Due to such sugar-coating and the adoption of popular mottoes like Islam is the religion of peace, the impression many Muslims have regarding Islam is totally different to that of Muslims of the past.
 
The bigger problem we have today is the Muslim youth who have an idea of Islam that's completely in conflict with the real Islam. I don't know if you noticed it but some users here were recently posting threads like 'I don't agree with apostasy law', and 'I love ex-Muslims', this is, without doubt, the result of the watered-down version of the religion being thought to the youth by apologists.

Due to such sugar-coating and the adoption of popular mottoes like Islam is the religion of peace, the impression many Muslims have regarding Islam is totally different to that of Muslims of the past.
Yes, you're absolutely right this is the bigger problem. Unfortunately, the root cause of this problem is both a result of the socio-political effects of colonialism and modern western interventionism.

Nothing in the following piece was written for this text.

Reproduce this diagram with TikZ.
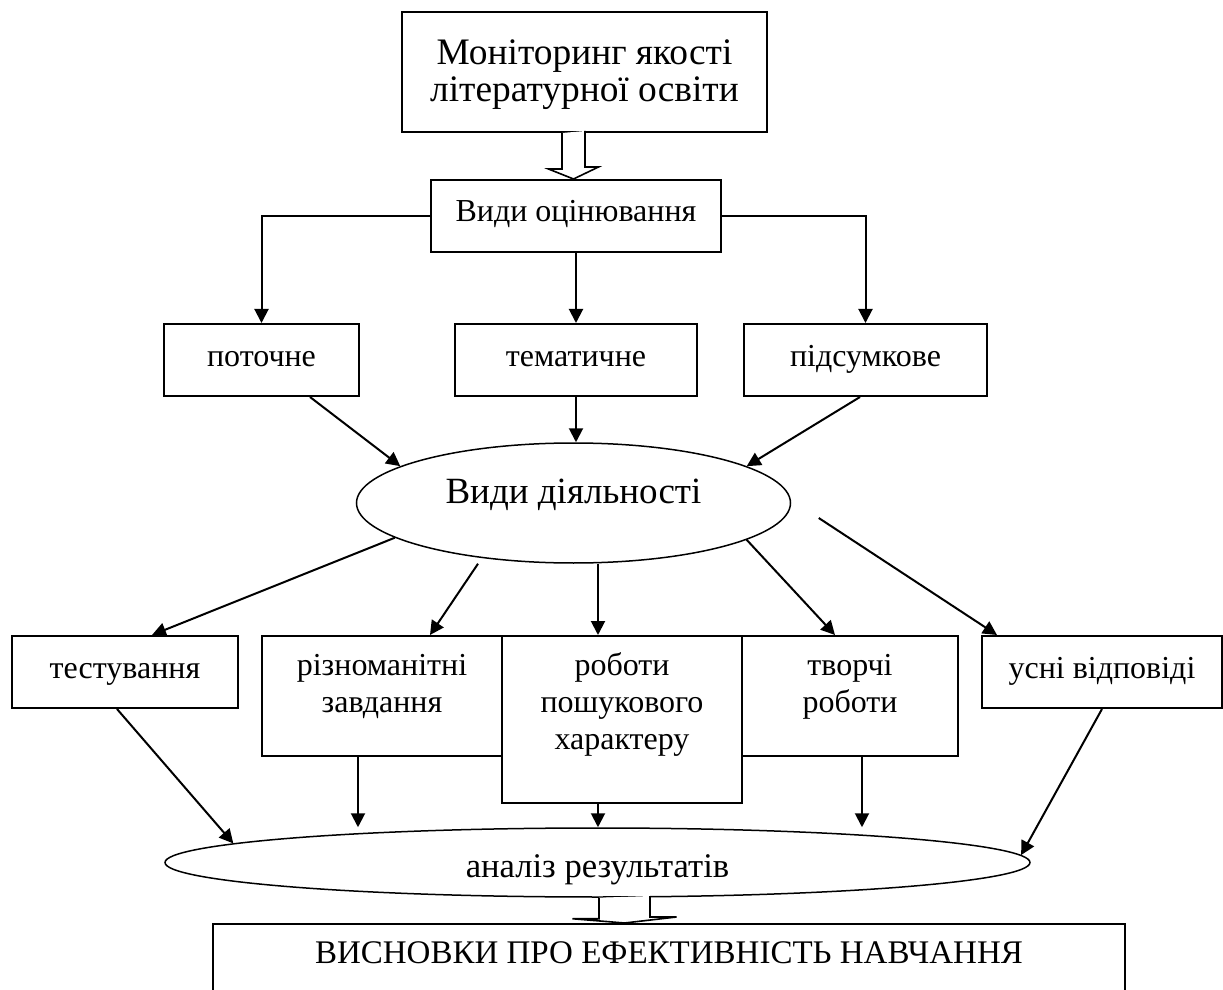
\documentclass[tikz,border=0pt]{standalone}
\usepackage{fontspec}
\setmainfont{Liberation Serif}
\usetikzlibrary{arrows.meta,shapes.geometric}

% text pinned to the top of a tall box
\newcommand\toptxt[3]{\parbox[c][#1][t]{#2}{\centering\strut #3}}

\begin{document}
\begin{tikzpicture}[
      x=0.5pt, y=-0.5pt,
      box/.style   = {rectangle, draw, line width=1pt, minimum height=36pt,
                      inner xsep=2pt, inner ysep=0pt, text height=10pt, text depth=4pt,
                      font=\fontsize{16}{18.5}\selectfont},
      tall/.style  = {rectangle, draw, line width=1pt, inner xsep=2pt, inner ysep=7pt,
                      font=\fontsize{16}{18.5}\selectfont},
      oval/.style  = {ellipse, draw, line width=0.75pt, inner sep=0pt},
      arr/.style   = {-{Triangle[length=7pt,width=7pt]}, line width=1pt},
      hollow/.style= {draw, line width=0.8pt, fill=white, line join=miter},
    ]
    \useasboundingbox (0,0) rectangle (1223,990);
    \clip (0,0) rectangle (1223,990);

    %% ------------------------------------------------ top
    \node[tall, minimum width=182.5pt, inner ysep=13.5pt,
          font=\fontsize{18.7}{18.5}\selectfont] (mon) at (584.5,72)
      {\toptxt{33pt}{178pt}{Моніторинг якості\\літературної освіти}};
    \node[box, minimum width=145pt] (vo) at (576,216) {Види оцінювання};
    \coordinate (ha) at ([xshift=-1.25pt]vo.north);
    \draw[hollow] (ha |- mon.south) ++(-11.5,0) -- ++(0,36) -- ++(-13.5,0) -- (ha)
      -- ++(25,-12) -- ++(-13.5,0) -- ++(0,-36);

    %% ------------------------------------------------ kinds of assessment
    \node[box, minimum width=97.5pt]  (pot) at (261.5,360) {поточне};
    \node[box, minimum width=121pt]   (tem) at (576,360)   {тематичне};
    \node[box, minimum width=121.5pt] (pid) at (865.5,360) {підсумкове};
    \draw[arr] (vo.west) -| (pot.north);
    \draw[arr] (vo.south) -- (tem.north);
    \draw[arr] (vo.east) -| (pid.north);

    %% ------------------------------------------------ activities
    \node[oval, minimum width=217pt, minimum height=60pt, text height=8pt, text depth=8pt,
          font=\fontsize{18.5}{20}\selectfont] (act) at (573.5,503) {Види діяльності};
    \draw[arr] ([xshift=24.25pt]pot.south) -- (act.168);
    \draw[arr] (tem.south) -- (tem.south |- act.north);
    \draw[arr] ([xshift=-2.75pt]pid.south) -- (act.12.7);

    \node[box, minimum width=113pt] (tst) at (125,672) {тестування};
    \node[tall, minimum width=120pt] (riz) at (382,696)
      {\toptxt{46pt}{110pt}{різноманітні\\завдання}};
    \node[tall, minimum width=120pt] (rob) at (622,719.5)
      {\toptxt{69.5pt}{110pt}{роботи\\пошукового\\характеру}};
    \node[tall, minimum width=108pt] (tvo) at (850,696)
      {\toptxt{46pt}{100pt}{творчі\\роботи}};
    \node[box, minimum width=120pt] (usn) at (1102,672) {усні відповіді};

    \coordinate (m1) at ([xshift=-12pt]rob.north);
    \draw[arr] (act.191) -- ([xshift=13.5pt]tst.north);
    \draw[arr] ([xshift=-47.75pt]act.south) -- ([xshift=24pt]riz.north);
    \draw[arr] (m1 |- act.south) -- (m1);
    \draw[arr] (act.-12.3) -- ([xshift=-7.5pt]tvo.north);
    \draw[arr] ([xshift=13.75pt,yshift=-7.5pt]act.east) -- ([xshift=-52.5pt]usn.north);

    %% ------------------------------------------------ results
    \node[oval, minimum width=432.5pt, minimum height=34.5pt, text height=14.5pt,
          text depth=0pt, font=\fontsize{17.3}{20}\selectfont] (an2) at (597.5,862.5)
      {аналіз результатів};
    \coordinate (r1) at ([xshift=-12pt]riz.south);
    \coordinate (r2) at ([xshift=-12pt]rob.south);
    \coordinate (r3) at ([xshift=6pt]tvo.south);
    \draw[arr] ([xshift=-4pt]tst.south) -- (an2.177.06);
    \draw[arr] (r1) -- (r1 |- an2.north);
    \draw[arr] (r2) -- (r2 |- an2.north);
    \draw[arr] (r3) -- (r3 |- an2.north);
    \draw[arr] (usn.south) -- (an2.1.75);

    \node[tall, minimum width=456pt, font=\fontsize{16.5}{18.5}\selectfont] (res) at (669,984)
      {\toptxt{46pt}{440pt}{ВИСНОВКИ ПРО ЕФЕКТИВНІСТЬ НАВЧАННЯ}};
    \coordinate (hb) at ([xshift=13.5pt]an2.south);
    \draw[hollow] (hb) ++(-25.5,0) -- ++(0,21) -- ++(-26.5,0) -- (hb |- res.north)
      -- ++(52,-6) -- ++(-26.5,0) -- ++(0,-21);
  \end{tikzpicture}
\end{document}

Modern apologists, in my opinion, only play a subordinate role in the bigger geopolitical game going on since the 19th-century colonial era. The strength of the West and Muslim worlds reaction to it has been one characterised by compromises in Islamic political ideology and power. It is in human nature when one is weak to submit to the strong. This is commonly the case.

Most modern Muslim nations had to adopt Western secular-liberalist legal codes and political systems in the latter half of the 20th century because the geopolitical situation called for it. We did it in order to strengthen ourselves politically, militarily, and economically, so that European imperialism wouldn't overrun us again. The Japanese did the same early on, as did the Chinese and others along them.

Well, it's safe to say that it was more or less a failed experiment since a significant portion of the Muslim world is still politically unstable and militarily inadequate. The Islamic revivalism since the 1970s has done little to deal with these worldly problems but it did reorientate us towards having more faith on the Qur'an & Sunnah as we once did alhamdulillah.